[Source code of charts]
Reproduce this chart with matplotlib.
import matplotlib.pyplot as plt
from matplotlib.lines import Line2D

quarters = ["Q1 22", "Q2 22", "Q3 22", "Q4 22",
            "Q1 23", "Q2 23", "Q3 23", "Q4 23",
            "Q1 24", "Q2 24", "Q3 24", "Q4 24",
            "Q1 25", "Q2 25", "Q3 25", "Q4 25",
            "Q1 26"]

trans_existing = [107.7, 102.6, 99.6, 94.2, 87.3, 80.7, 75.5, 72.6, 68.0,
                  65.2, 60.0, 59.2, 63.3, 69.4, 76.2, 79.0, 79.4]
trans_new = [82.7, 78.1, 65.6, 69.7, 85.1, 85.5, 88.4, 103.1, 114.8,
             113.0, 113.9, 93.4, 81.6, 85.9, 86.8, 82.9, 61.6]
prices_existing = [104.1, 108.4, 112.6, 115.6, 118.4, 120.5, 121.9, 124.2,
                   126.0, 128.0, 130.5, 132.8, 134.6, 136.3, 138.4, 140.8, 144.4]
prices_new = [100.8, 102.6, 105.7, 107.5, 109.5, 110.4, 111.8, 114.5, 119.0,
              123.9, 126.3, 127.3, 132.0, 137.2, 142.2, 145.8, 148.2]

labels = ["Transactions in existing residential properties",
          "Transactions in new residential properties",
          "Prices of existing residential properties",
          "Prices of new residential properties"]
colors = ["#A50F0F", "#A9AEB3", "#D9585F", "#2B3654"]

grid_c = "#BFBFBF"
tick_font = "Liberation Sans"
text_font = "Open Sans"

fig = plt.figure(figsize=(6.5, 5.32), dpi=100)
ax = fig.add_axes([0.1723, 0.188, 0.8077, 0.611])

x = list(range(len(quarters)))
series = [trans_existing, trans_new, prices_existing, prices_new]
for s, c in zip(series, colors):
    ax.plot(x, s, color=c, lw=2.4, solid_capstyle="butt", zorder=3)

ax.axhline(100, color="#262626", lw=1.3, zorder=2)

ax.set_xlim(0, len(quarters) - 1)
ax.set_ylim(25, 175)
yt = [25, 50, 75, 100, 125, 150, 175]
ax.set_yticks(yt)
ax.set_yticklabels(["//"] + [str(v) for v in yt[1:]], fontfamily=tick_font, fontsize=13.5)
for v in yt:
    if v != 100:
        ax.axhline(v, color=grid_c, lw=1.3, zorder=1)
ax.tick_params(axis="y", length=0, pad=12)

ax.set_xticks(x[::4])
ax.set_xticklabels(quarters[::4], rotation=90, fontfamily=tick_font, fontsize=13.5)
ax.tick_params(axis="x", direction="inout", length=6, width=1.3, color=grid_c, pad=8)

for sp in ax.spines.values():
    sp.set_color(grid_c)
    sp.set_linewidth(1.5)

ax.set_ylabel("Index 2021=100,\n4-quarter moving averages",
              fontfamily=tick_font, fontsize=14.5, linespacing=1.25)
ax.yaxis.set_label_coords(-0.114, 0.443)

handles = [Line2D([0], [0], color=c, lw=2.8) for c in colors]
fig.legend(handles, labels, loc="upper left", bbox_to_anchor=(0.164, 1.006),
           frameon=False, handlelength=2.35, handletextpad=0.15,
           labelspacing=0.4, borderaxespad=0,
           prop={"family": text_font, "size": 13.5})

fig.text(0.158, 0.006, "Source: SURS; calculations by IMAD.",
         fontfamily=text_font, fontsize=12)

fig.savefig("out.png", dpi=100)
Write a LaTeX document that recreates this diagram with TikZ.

*Description of the task*. All of the entries need to be reproduced exactly; please write them out.

*Solution for this problem*.
Reproduce this chart with matplotlib.
import matplotlib.pyplot as plt
from matplotlib.lines import Line2D

quarters = ["Q1 22", "Q2 22", "Q3 22", "Q4 22",
            "Q1 23", "Q2 23", "Q3 23", "Q4 23",
            "Q1 24", "Q2 24", "Q3 24", "Q4 24",
            "Q1 25", "Q2 25", "Q3 25", "Q4 25",
            "Q1 26"]

trans_existing = [107.7, 102.6, 99.6, 94.2, 87.3, 80.7, 75.5, 72.6, 68.0,
                  65.2, 60.0, 59.2, 63.3, 69.4, 76.2, 79.0, 79.4]
trans_new = [82.7, 78.1, 65.6, 69.7, 85.1, 85.5, 88.4, 103.1, 114.8,
             113.0, 113.9, 93.4, 81.6, 85.9, 86.8, 82.9, 61.6]
prices_existing = [104.1, 108.4, 112.6, 115.6, 118.4, 120.5, 121.9, 124.2,
                   126.0, 128.0, 130.5, 132.8, 134.6, 136.3, 138.4, 140.8, 144.4]
prices_new = [100.8, 102.6, 105.7, 107.5, 109.5, 110.4, 111.8, 114.5, 119.0,
              123.9, 126.3, 127.3, 132.0, 137.2, 142.2, 145.8, 148.2]

labels = ["Transactions in existing residential properties",
          "Transactions in new residential properties",
          "Prices of existing residential properties",
          "Prices of new residential properties"]
colors = ["#A50F0F", "#A9AEB3", "#D9585F", "#2B3654"]

grid_c = "#BFBFBF"
tick_font = "Liberation Sans"
text_font = "Open Sans"

fig = plt.figure(figsize=(6.5, 5.32), dpi=100)
ax = fig.add_axes([0.1723, 0.188, 0.8077, 0.611])

x = list(range(len(quarters)))
series = [trans_existing, trans_new, prices_existing, prices_new]
for s, c in zip(series, colors):
    ax.plot(x, s, color=c, lw=2.4, solid_capstyle="butt", zorder=3)

ax.axhline(100, color="#262626", lw=1.3, zorder=2)

ax.set_xlim(0, len(quarters) - 1)
ax.set_ylim(25, 175)
yt = [25, 50, 75, 100, 125, 150, 175]
ax.set_yticks(yt)
ax.set_yticklabels(["//"] + [str(v) for v in yt[1:]], fontfamily=tick_font, fontsize=13.5)
for v in yt:
    if v != 100:
        ax.axhline(v, color=grid_c, lw=1.3, zorder=1)
ax.tick_params(axis="y", length=0, pad=12)

ax.set_xticks(x[::4])
ax.set_xticklabels(quarters[::4], rotation=90, fontfamily=tick_font, fontsize=13.5)
ax.tick_params(axis="x", direction="inout", length=6, width=1.3, color=grid_c, pad=8)

for sp in ax.spines.values():
    sp.set_color(grid_c)
    sp.set_linewidth(1.5)

ax.set_ylabel("Index 2021=100,\n4-quarter moving averages",
              fontfamily=tick_font, fontsize=14.5, linespacing=1.25)
ax.yaxis.set_label_coords(-0.114, 0.443)

handles = [Line2D([0], [0], color=c, lw=2.8) for c in colors]
fig.legend(handles, labels, loc="upper left", bbox_to_anchor=(0.164, 1.006),
           frameon=False, handlelength=2.35, handletextpad=0.15,
           labelspacing=0.4, borderaxespad=0,
           prop={"family": text_font, "size": 13.5})

fig.text(0.158, 0.006, "Source: SURS; calculations by IMAD.",
         fontfamily=text_font, fontsize=12)

fig.savefig("out.png", dpi=100)
Write a LaTeX document that recreates this diagram with TikZ.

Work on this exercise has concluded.